Update data from MYSQL, PHP to drop down button

Question

if(isset($_GET["id"])){
        $sql=mysql_query("SELECT * FROM aMovie WHERE aName= '{$_GET['id']}'"); 
        $row=mysql_fetch_object($sql);  
}

<input type = "text" name = "name" value = "<?php echo $row->aC; ?>"/> 
<select name = "name" >
        <option value = "" <?php echo ($row->aC== "Deadpool") ? 'selected = "selected"': '';?>">Deadpool</option>
        <option value = "" <?php echo ($row->aC == "BATMAN VS SUPERMAN") ? 'selected = "selected"': '';?>">BATMAN VS SUPERMAN</option>
</select>

Assume that aMovie is my table name, and in my table there are aName and and aC. However, I would want to display aName which matches aC ["Deadpool" or "Batman Vs Superman"] and display it in the drop down button.

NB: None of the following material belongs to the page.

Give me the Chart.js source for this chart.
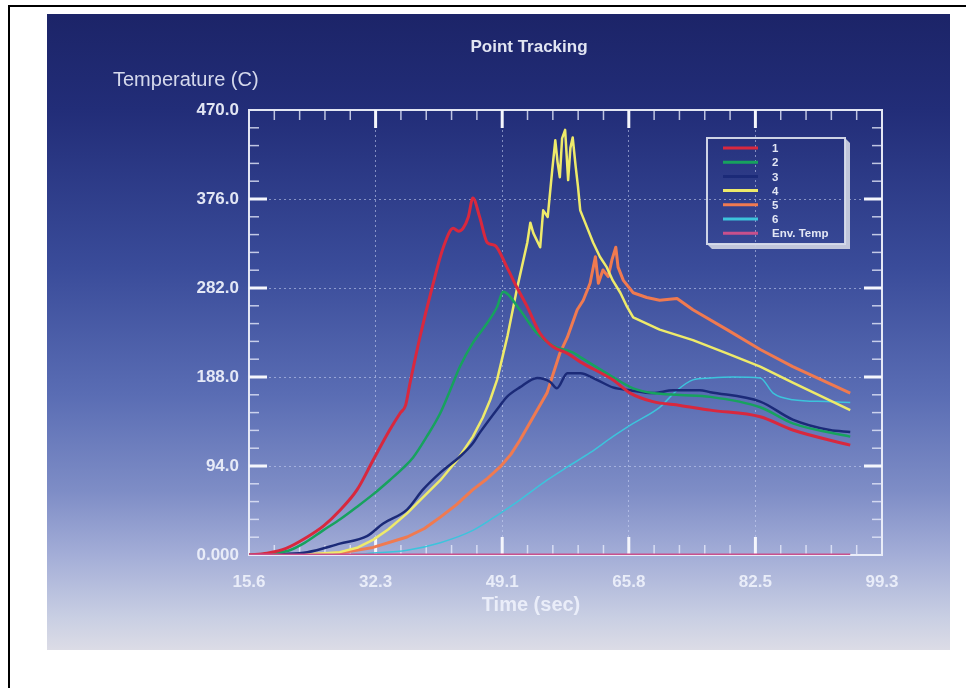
<!DOCTYPE html>
<html>
<head>
<meta charset="utf-8">
<script src="https://cdn.jsdelivr.net/npm/chart.js@4.4.1/dist/chart.umd.min.js"></script>
<style>
  html, body { margin: 0; padding: 0; background: #fff; }
  #wrap { position: relative; width: 966px; height: 688px; }
</style>
</head>
<body>
<div id="wrap"><canvas id="diagram" width="966" height="688"></canvas></div>
<script>
// axis ticks
const xTickValues = [15.6, 32.34, 49.08, 65.82, 82.56, 99.3];
const xTickLabels = ['15.6', '32.3', '49.1', '65.8', '82.5', '99.3'];
const yTickValues = [0, 94, 188, 282, 376, 470];
const yTickLabels = ['0.000', '94.0', '188.0', '282.0', '376.0', '470.0'];

const seriesNames = ['1', '2', '3', '4', '5', '6', 'Env. Temp'];
const seriesColors = ['#d8283e', '#17a25e', '#1b2a78', '#eeea6a', '#f07a50', '#3cc4dc', '#c8508c'];
const seriesWidths = [3, 2.5, 2.5, 2.5, 3, 1.5, 3];
const seriesJagged = [false, false, false, true, true, false, false];

// [time (sec), temperature (C)]
const series1 = [
  [15.6, 0], [18.0, 2], [20.5, 7], [23.3, 19], [25.5, 31], [27.6, 47], [29.9, 69],
  [32.0, 100], [34.2, 132], [35.6, 150], [36.3, 158], [36.9, 182], [38.2, 230],
  [39.8, 282], [41.3, 325], [42.6, 345], [43.3, 342], [43.9, 345], [44.6, 357],
  [45.2, 377], [46.1, 357], [47.1, 330], [48.1, 327], [49.7, 304], [51.0, 283],
  [52.4, 262], [54.1, 234], [55.8, 220], [57.7, 213], [59.4, 204], [63.7, 185],
  [66.0, 171], [69.0, 162], [72.6, 158], [76.6, 153], [83.2, 146], [87.5, 132],
  [95.1, 116]
];
const series2 = [
  [15.6, 0], [19.0, 2], [21.0, 5], [23.0, 13], [25.4, 26], [27.7, 38], [29.9, 51],
  [32.0, 64], [34.2, 79], [36.0, 92], [37.3, 103], [39.1, 125], [40.9, 150], [42.2, 174],
  [43.5, 199], [45.2, 224], [47.1, 245], [48.4, 262], [49.2, 278], [51.4, 259],
  [53.7, 234], [55.8, 221], [58.4, 214], [59.4, 209], [63.7, 188], [66.4, 176],
  [69.0, 171], [72.6, 169], [76.6, 167], [83.2, 156], [87.5, 139], [95.1, 125]
];
const series3 = [
  [15.6, 0], [20.0, 1], [23.3, 3], [27.6, 12], [31.2, 20], [33.3, 33], [36.5, 48],
  [38.6, 69], [40.9, 87], [43.5, 104], [45.2, 118], [46.1, 129], [48.8, 158],
  [49.7, 167], [51.4, 177], [53.7, 187], [55.4, 183], [56.3, 176], [57.7, 192],
  [59.4, 192], [61.6, 185], [63.7, 177], [66.0, 174], [69.0, 171], [71.7, 174],
  [75.2, 174], [76.6, 172], [83.2, 162], [87.5, 143], [92.4, 132], [95.1, 130]
];
const series4 = [
  [15.6, 0], [24.0, 1], [27.6, 3], [30.0, 8], [32.0, 16], [34.0, 27], [36.5, 44],
  [38.5, 60], [40.9, 79], [43.1, 100], [45.2, 125], [46.5, 145], [47.5, 164], [48.4, 185],
  [49.8, 232], [51.0, 280], [52.4, 330], [52.8, 351], [53.2, 340], [54.1, 325], [54.5, 364],
  [55.1, 357], [55.7, 407], [56.1, 438], [56.4, 415], [56.7, 399], [57.0, 440],
  [57.4, 449], [57.8, 396], [58.1, 430], [58.4, 441], [58.8, 410], [59.1, 389],
  [59.4, 364], [60.3, 346], [61.1, 330], [62.0, 315], [62.9, 304], [63.7, 290],
  [64.7, 277], [65.6, 262], [66.4, 251], [69.9, 238], [74.3, 227], [78.8, 213],
  [83.2, 199], [87.5, 182], [95.1, 153]
];
const series5 = [
  [15.6, 0], [24.0, 0.5], [27.6, 2], [32.0, 8], [36.5, 19], [38.8, 28], [40.9, 40],
  [43.0, 53], [45.2, 69], [47.0, 80], [48.8, 93], [50.2, 106], [51.4, 121], [53.2, 146], [55.0, 171],
  [56.7, 213], [57.7, 230], [59.0, 259], [59.8, 269], [60.7, 287], [61.4, 315],
  [61.8, 287], [62.4, 301], [63.1, 294], [63.6, 312], [64.1, 325], [64.4, 304],
  [65.1, 290], [66.4, 277], [68.2, 272], [69.9, 269], [72.2, 271], [74.3, 259],
  [78.8, 238], [83.2, 217], [87.5, 199], [95.1, 171]
];
const series6 = [
  [15.6, 0], [27.6, 0], [32.0, 2], [36.5, 5], [40.9, 13], [45.2, 26], [48.8, 44],
  [51.4, 58], [55.0, 79], [57.7, 93], [60.7, 108], [63.7, 125], [66.4, 139],
  [69.9, 156], [72.2, 174], [74.3, 185], [76.6, 187], [79.6, 188], [83.2, 187],
  [84.9, 171], [87.5, 164], [92.0, 162], [95.1, 161]
];
const envTemp = [[15.6, 0], [95.1, 0]];

const allSeries = [series1, series2, series3, series4, series5, series6, envTemp];

const box = { left: 47, top: 14, right: 950, bottom: 650 };
const textColor = 'rgba(236,239,250,0.95)';

const backdrop = {
  id: 'backdrop',
  beforeDraw(chart) {
    const c = chart.ctx;
    c.save();
    c.fillStyle = '#fff';
    c.fillRect(0, 0, chart.width, chart.height);
    c.fillStyle = '#000';
    c.fillRect(8, 5, chart.width - 8, 2);
    c.fillRect(8, 5, 2, chart.height - 5);
    const g = c.createLinearGradient(0, box.top, 0, box.bottom);
    g.addColorStop(0, '#1c2468');
    g.addColorStop(0.15, '#222d78');
    g.addColorStop(0.4, '#3a4c9a');
    g.addColorStop(0.6, '#5a6db4');
    g.addColorStop(0.75, '#7e8dc6');
    g.addColorStop(0.85, '#a3add7');
    g.addColorStop(0.95, '#c9cfe3');
    g.addColorStop(1, '#dcdce6');
    c.fillStyle = g;
    c.fillRect(box.left, box.top, box.right - box.left, box.bottom - box.top);
    c.restore();
  }
};

const frame = {
  id: 'frame',
  beforeDatasetsDraw(chart) {
    const c = chart.ctx, a = chart.chartArea;
    const xs = chart.scales.x, ys = chart.scales.y;
    c.save();
    c.strokeStyle = 'rgba(238,240,250,0.95)';
    c.lineWidth = 2;
    c.strokeRect(a.left, a.top, a.right - a.left, a.bottom - a.top);
    const tick = (x1, y1, x2, y2, w) => {
      c.lineWidth = w;
      c.beginPath(); c.moveTo(x1, y1); c.lineTo(x2, y2); c.stroke();
    };
    for (let i = 0; i < xTickValues.length; i++) {
      const px = xs.getPixelForValue(xTickValues[i]);
      const py = ys.getPixelForValue(yTickValues[i]);
      if (i > 0 && i < xTickValues.length - 1) {
        c.strokeStyle = 'rgba(245,246,252,1)';
        tick(px, a.top, px, a.top + 18, 3);
        tick(px, a.bottom, px, a.bottom - 18, 3);
        tick(a.left, py, a.left + 18, py, 3);
        tick(a.right, py, a.right - 18, py, 3);
      }
      if (i < xTickValues.length - 1) {
        c.strokeStyle = 'rgba(230,234,250,0.8)';
        for (let k = 1; k < 5; k++) {
          const mx = xs.getPixelForValue(xTickValues[i] + (xTickValues[i + 1] - xTickValues[i]) * k / 5);
          const my = ys.getPixelForValue(yTickValues[i] + (yTickValues[i + 1] - yTickValues[i]) * k / 5);
          tick(mx, a.top, mx, a.top + 10, 1.5);
          tick(mx, a.bottom, mx, a.bottom - 10, 1.5);
          tick(a.left, my, a.left + 10, my, 1.5);
          tick(a.right, my, a.right - 10, my, 1.5);
        }
      }
    }
    c.restore();
  }
};

const labels = {
  id: 'labels',
  afterDraw(chart) {
    const c = chart.ctx;
    c.save();
    c.fillStyle = textColor;
    c.textBaseline = 'middle';
    c.textAlign = 'center';
    c.font = 'bold 17px "Liberation Sans", Arial, sans-serif';
    c.fillText('Point Tracking', 529, 47);
    c.font = 'bold 20px "Liberation Sans", Arial, sans-serif';
    c.fillText('Time (sec)', 531, 605);
    c.textAlign = 'left';
    c.fillStyle = 'rgba(222,226,242,0.95)';
    c.font = '20px "Liberation Sans", Arial, sans-serif';
    c.fillText('Temperature (C)', 113, 80);

    // legend box with raised edge
    const lx = 707, ly = 138, lw = 138, lh = 106;
    c.fillStyle = 'rgba(200,205,222,0.95)';
    c.beginPath();
    c.moveTo(lx + lw, ly);
    c.lineTo(lx + lw + 5, ly + 5);
    c.lineTo(lx + lw + 5, ly + lh + 5);
    c.lineTo(lx + 5, ly + lh + 5);
    c.lineTo(lx, ly + lh);
    c.lineTo(lx + lw, ly + lh);
    c.closePath();
    c.fill();
    c.strokeStyle = 'rgba(215,220,235,0.95)';
    c.lineWidth = 2;
    c.strokeRect(lx, ly, lw, lh);
    c.font = 'bold 11.5px "Liberation Sans", Arial, sans-serif';
    chart.data.datasets.forEach((ds, i) => {
      const y = 148 + i * 14.2;
      c.strokeStyle = ds.borderColor;
      c.lineWidth = 3;
      c.beginPath(); c.moveTo(723, y); c.lineTo(758, y); c.stroke();
      c.fillStyle = textColor;
      c.fillText(ds.label, 772, y + 1);
    });
    c.restore();
  }
};

const tickFont = { family: '"Liberation Sans", Arial, sans-serif', size: 17, weight: 'bold' };

new Chart(document.getElementById('diagram').getContext('2d'), {
  type: 'line',
  data: {
    datasets: allSeries.map((s, i) => ({
      label: seriesNames[i],
      data: s.map(p => ({ x: p[0], y: p[1] })),
      borderColor: seriesColors[i],
      borderWidth: seriesWidths[i],
      pointRadius: 0,
      cubicInterpolationMode: seriesJagged[i] ? 'default' : 'monotone',
      tension: 0,
      borderJoinStyle: 'round',
      fill: false,
      order: i === 6 ? -1 : i
    }))
  },
  options: {
    responsive: false,
    animation: false,
    devicePixelRatio: 1,
    layout: { padding: { left: 47, top: 110, right: 84, bottom: 0 } },
    plugins: { legend: { display: false }, tooltip: { enabled: false }, title: { display: false } },
    scales: {
      x: {
        type: 'linear',
        min: 15.6,
        max: 99.3,
        afterFit: s => { s.height = 133; },
        afterBuildTicks: s => { s.ticks = xTickValues.map(v => ({ value: v })); },
        ticks: {
          color: textColor,
          font: tickFont,
          padding: 17,
          maxRotation: 0,
          autoSkip: false,
          callback: (v, i) => xTickLabels[i]
        },
        grid: {
          drawTicks: false,
          lineWidth: 1,
          color: ctx => (ctx.index === 0 || ctx.index === xTickValues.length - 1) ? 'rgba(0,0,0,0)' : 'rgba(205,215,245,0.55)'
        },
        border: { display: false, dash: [2, 3] }
      },
      y: {
        type: 'linear',
        min: 0,
        max: 470,
        afterFit: s => { s.width = 202; },
        afterBuildTicks: s => { s.ticks = yTickValues.map(v => ({ value: v })); },
        ticks: {
          color: textColor,
          font: tickFont,
          padding: 10,
          autoSkip: false,
          callback: (v, i) => yTickLabels[i]
        },
        grid: {
          drawTicks: false,
          lineWidth: 1,
          color: ctx => (ctx.index === 0 || ctx.index === yTickValues.length - 1) ? 'rgba(0,0,0,0)' : 'rgba(205,215,245,0.55)'
        },
        border: { display: false, dash: [2, 3] }
      }
    }
  },
  plugins: [backdrop, frame, labels]
});
</script>
</body>
</html>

It only works for the input type but not the drop down button.

Answer 1

Your <select> should be like:

<select name = "name" >
<option value="Deadpool" <?=($rows->aC == "Deadpool" ? 'selected="selected"': '')?>>Deadpool</option>
<option value="BATMAN VS SUPERMAN" <?=($rows->aC == "BATMAN VS SUPERMAN" ? 'selected="selected"': '')?>>BATMAN VS SUPERMAN</option>
</select>

selected="selected" will use outside the value attribute.

UPDATE:

As @Maninderpreet-Singh mentioned, you also need to change $row to $rows.

Answer 2

try to change

<option <?php echo($row->aC== "Deadpool") ? 'selected = "selected"': '';?>  value="<?php echo $row->aC;?>">Deadpool</option>

Answer 3

try with this and you are using different variable in input

<input type = "text" name = "name" value = "<?php echo $rows->aC; ?>"/> 

$row and $rows are different

  <option value = "<?php echo $row->aC; ?>" <?php echo ($row->aC == "Deadpool") ? 'selected':'';?>">Deadpool</option>
  <option value = "<?php echo $row->aC; ?>" <?php echo ($row->aC == "BATMAN VS SUPERMAN") ? 'selected': '';?>">BATMAN VS SUPERMAN</option>